REQUIRED TASK —
Gather up all lines that carry the word "script".

RECORD LIST —
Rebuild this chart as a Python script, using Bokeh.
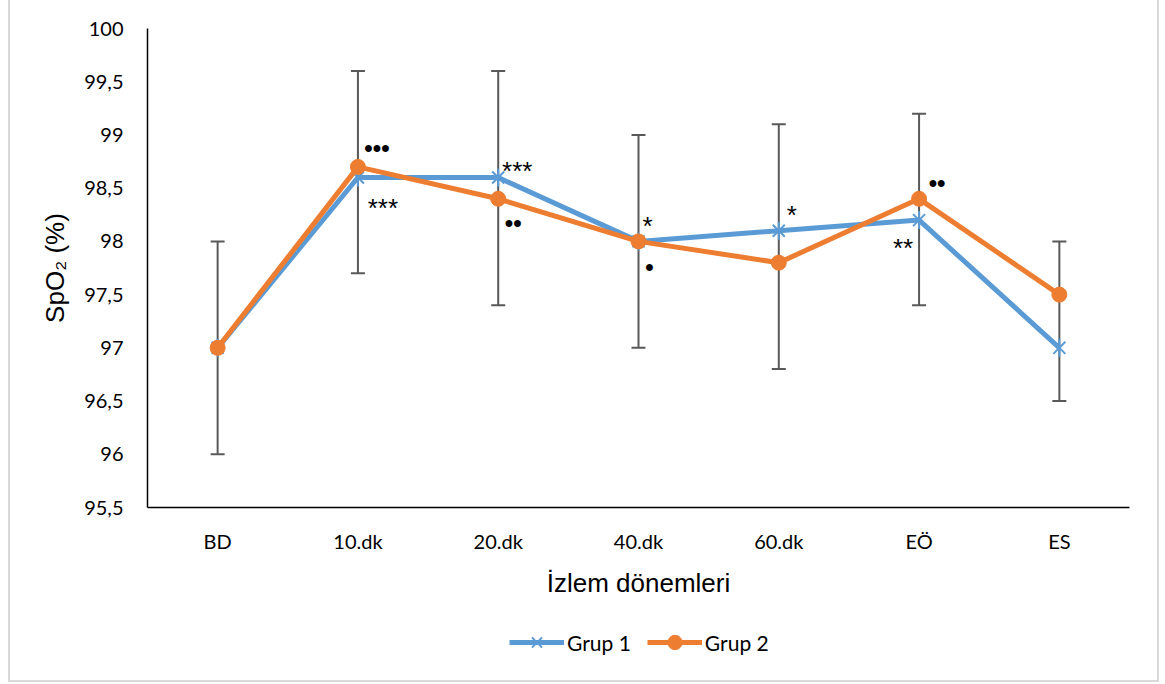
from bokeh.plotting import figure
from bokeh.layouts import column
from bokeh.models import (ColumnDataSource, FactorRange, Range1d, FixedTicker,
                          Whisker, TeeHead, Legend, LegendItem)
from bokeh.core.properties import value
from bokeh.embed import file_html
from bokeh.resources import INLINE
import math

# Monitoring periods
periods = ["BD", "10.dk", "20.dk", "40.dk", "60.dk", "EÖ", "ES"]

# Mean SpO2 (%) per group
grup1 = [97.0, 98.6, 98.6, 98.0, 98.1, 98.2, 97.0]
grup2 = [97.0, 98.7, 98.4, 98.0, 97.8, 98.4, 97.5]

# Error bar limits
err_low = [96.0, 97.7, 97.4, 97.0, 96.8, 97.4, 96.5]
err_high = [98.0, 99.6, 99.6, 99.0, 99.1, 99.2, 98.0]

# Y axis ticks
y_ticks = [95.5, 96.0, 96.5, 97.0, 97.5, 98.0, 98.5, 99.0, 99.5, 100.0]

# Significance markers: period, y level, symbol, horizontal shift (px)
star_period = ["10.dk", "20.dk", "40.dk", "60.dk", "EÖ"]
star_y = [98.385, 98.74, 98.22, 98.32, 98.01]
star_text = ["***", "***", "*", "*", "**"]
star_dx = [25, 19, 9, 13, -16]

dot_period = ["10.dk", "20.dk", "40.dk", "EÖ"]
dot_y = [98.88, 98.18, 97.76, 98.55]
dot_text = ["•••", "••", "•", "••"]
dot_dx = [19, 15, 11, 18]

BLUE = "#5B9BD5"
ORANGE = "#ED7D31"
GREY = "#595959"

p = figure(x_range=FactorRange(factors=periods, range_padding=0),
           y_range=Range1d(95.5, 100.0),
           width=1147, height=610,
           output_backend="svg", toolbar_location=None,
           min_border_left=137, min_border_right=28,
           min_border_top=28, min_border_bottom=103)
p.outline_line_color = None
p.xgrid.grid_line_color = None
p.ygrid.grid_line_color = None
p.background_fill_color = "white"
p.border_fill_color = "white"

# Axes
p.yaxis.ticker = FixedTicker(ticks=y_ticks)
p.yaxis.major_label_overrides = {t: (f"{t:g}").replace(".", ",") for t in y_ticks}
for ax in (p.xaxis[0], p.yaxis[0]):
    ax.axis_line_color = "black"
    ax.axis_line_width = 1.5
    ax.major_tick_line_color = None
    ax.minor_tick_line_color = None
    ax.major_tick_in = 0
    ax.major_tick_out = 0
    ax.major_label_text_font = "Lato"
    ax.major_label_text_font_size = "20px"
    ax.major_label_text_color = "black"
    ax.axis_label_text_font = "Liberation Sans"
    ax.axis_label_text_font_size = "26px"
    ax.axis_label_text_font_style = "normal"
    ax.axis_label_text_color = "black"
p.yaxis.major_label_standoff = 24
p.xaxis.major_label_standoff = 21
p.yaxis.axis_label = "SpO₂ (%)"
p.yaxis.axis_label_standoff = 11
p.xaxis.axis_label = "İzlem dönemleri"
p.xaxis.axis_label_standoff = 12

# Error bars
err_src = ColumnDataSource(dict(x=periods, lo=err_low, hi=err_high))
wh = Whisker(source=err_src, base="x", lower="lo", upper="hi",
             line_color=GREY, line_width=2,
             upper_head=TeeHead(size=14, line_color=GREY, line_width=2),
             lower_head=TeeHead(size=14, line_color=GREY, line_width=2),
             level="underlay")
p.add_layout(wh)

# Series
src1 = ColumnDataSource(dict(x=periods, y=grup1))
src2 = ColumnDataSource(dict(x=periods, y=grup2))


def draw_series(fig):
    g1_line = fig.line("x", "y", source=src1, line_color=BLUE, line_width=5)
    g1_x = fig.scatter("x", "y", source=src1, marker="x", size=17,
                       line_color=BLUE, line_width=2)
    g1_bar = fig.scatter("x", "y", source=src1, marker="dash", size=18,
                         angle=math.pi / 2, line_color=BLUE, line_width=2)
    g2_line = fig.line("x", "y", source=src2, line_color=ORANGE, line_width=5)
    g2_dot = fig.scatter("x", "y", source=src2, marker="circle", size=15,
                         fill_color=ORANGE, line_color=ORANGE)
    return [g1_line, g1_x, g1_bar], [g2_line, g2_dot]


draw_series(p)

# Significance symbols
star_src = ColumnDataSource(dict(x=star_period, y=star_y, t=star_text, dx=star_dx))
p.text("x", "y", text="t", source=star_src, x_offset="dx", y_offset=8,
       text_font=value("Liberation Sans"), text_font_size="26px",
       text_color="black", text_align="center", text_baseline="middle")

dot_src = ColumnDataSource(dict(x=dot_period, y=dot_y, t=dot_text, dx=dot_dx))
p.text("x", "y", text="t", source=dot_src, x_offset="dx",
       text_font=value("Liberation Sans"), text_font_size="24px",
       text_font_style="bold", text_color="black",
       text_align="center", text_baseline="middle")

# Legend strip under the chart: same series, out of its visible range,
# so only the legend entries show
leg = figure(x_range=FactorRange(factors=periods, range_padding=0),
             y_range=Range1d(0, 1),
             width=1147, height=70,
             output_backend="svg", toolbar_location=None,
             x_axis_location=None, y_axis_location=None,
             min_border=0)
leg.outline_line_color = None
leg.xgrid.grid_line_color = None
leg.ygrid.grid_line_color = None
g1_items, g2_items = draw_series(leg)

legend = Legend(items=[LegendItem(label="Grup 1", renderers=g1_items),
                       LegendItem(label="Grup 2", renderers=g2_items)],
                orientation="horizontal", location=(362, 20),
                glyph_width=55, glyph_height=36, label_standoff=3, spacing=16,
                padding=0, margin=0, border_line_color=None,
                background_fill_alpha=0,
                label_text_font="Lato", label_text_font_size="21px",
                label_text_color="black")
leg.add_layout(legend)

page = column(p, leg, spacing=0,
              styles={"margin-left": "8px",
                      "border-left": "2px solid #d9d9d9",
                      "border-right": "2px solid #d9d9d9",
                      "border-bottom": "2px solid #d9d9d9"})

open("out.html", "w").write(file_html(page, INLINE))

...

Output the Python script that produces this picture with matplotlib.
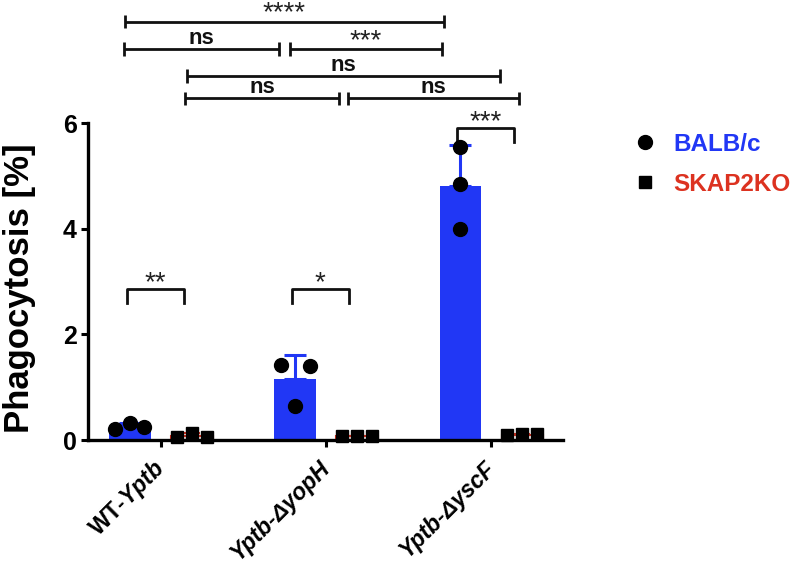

ANSWER —
Rebuild this chart as a Python script, using Bokeh.
Output the Python script that produces this picture with matplotlib.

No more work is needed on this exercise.